The man and the detective pretending to be a child engaged in multiple online conversations. Eventually, the man raised sexual activity and suggested that they meet to have sex. He again asked the detective posing as a child to meet up in person and transmitted a sexual photo a few days later. He later asked the person he believed to be a child to send him a picture of her genitals. Soon after he was arrested. In 1994, he was convicted of aggravated indecent assault in another state and his sentence required him to register as a sex offender.
If you are required to register as a sex offender as part of your sentence for a sex crime and don’t do so within 48 hours after initial release or after moving to a new location, you can be convicted of a third-degree felony. You are required to update any changes to your identifying information within 48 hours of the change. The sentence may involve a maximum of 5 years in prison and a $5000 fine. Sex crimes that may result you being required to register as a sex offender as part of your sentence include human trafficking, false imprisonment if the victim is a minor and you are not her parent, kidnapping when the victim is a minor and you are the parent or guardian of the victim, and luring or enticing a child. You may be regarded as a sexual predator under Florida Statute 775.21 if you are convicted of a violent sexual offense.
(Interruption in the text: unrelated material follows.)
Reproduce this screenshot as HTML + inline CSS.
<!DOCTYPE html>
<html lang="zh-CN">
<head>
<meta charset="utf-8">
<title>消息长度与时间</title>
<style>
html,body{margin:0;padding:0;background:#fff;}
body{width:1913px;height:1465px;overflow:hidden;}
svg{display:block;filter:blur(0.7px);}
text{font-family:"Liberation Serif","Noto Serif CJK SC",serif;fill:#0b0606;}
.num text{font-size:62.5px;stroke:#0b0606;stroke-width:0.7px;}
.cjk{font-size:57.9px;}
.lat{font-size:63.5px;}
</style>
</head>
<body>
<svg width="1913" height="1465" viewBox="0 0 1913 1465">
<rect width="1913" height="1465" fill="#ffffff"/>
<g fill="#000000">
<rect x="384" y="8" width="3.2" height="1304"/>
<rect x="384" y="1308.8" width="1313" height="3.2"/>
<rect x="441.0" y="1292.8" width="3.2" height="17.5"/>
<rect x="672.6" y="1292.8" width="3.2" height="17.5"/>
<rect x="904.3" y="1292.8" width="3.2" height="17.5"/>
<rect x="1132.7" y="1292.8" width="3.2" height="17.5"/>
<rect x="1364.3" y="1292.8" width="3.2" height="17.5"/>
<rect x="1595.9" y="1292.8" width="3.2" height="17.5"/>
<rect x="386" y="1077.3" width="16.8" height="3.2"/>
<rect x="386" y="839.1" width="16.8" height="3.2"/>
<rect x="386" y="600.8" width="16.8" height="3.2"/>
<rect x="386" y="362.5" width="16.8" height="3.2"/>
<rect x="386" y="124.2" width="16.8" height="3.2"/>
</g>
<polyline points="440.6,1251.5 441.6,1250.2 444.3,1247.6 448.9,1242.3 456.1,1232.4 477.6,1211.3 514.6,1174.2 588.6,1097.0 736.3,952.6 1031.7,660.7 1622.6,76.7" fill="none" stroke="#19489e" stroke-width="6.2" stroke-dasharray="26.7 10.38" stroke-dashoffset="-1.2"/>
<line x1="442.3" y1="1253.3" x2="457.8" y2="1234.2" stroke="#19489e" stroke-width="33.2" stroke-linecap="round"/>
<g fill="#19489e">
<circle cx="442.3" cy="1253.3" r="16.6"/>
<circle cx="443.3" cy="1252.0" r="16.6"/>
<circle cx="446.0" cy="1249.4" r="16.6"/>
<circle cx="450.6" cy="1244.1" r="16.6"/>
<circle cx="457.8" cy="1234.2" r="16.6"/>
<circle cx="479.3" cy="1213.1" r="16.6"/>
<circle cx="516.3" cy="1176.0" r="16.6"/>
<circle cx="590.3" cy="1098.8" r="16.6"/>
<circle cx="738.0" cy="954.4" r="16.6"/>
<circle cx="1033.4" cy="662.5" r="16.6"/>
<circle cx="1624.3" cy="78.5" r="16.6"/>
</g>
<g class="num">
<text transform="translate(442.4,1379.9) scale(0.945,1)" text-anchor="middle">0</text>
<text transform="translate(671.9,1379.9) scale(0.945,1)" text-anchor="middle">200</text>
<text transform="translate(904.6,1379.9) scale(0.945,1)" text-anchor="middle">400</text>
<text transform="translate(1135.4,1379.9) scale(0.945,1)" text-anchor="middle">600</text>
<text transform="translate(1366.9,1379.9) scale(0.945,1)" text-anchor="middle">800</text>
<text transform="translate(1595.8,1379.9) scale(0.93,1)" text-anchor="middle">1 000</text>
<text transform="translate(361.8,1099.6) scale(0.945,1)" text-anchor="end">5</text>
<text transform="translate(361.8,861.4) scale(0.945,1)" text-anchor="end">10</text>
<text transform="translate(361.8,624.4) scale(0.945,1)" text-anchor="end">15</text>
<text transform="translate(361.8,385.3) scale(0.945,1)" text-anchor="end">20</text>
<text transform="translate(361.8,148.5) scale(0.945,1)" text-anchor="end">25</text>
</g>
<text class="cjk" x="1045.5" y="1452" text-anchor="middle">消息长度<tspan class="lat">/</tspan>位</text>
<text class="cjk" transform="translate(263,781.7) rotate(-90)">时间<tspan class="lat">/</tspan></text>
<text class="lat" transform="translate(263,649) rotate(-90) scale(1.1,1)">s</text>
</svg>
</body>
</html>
Information you are required to give to the sheriff’s office initially and update when changed includes your name, birth date, sex, race, social security number, weight, height, eye color, hair color, identifying marks, fingerprints, palm prints, photograph, job, residential address even if it’s temporary, vehicle description, VIN, phone numbers, email addresses, professional licenses, immigration status, and job or institution of higher learning.
To convict you of failure to initially register, the prosecutor will need to show beyond a reasonable doubt that you: (1) are a sex offender or stipulated to be convicted as such, (2) kept or started a transient, temporary, or permanent residence in a Florida county, and (3) knowingly failed to register within 48 hours as required or knowingly failed to report in person to the sheriff’s office within 48 hours of release from supervision or custody of the Florida Department of Corrections, or knowingly failed to register within 48 hours after a conviction that entailed a sentence requiring you to register, or knowingly failed to give the sheriff any required information.
Failure to register as a sex offender, or failing to properly update your information as required, is a serious crime that comes with harsh penalties. If there is an incongruence in your information, it could trigger an investigation.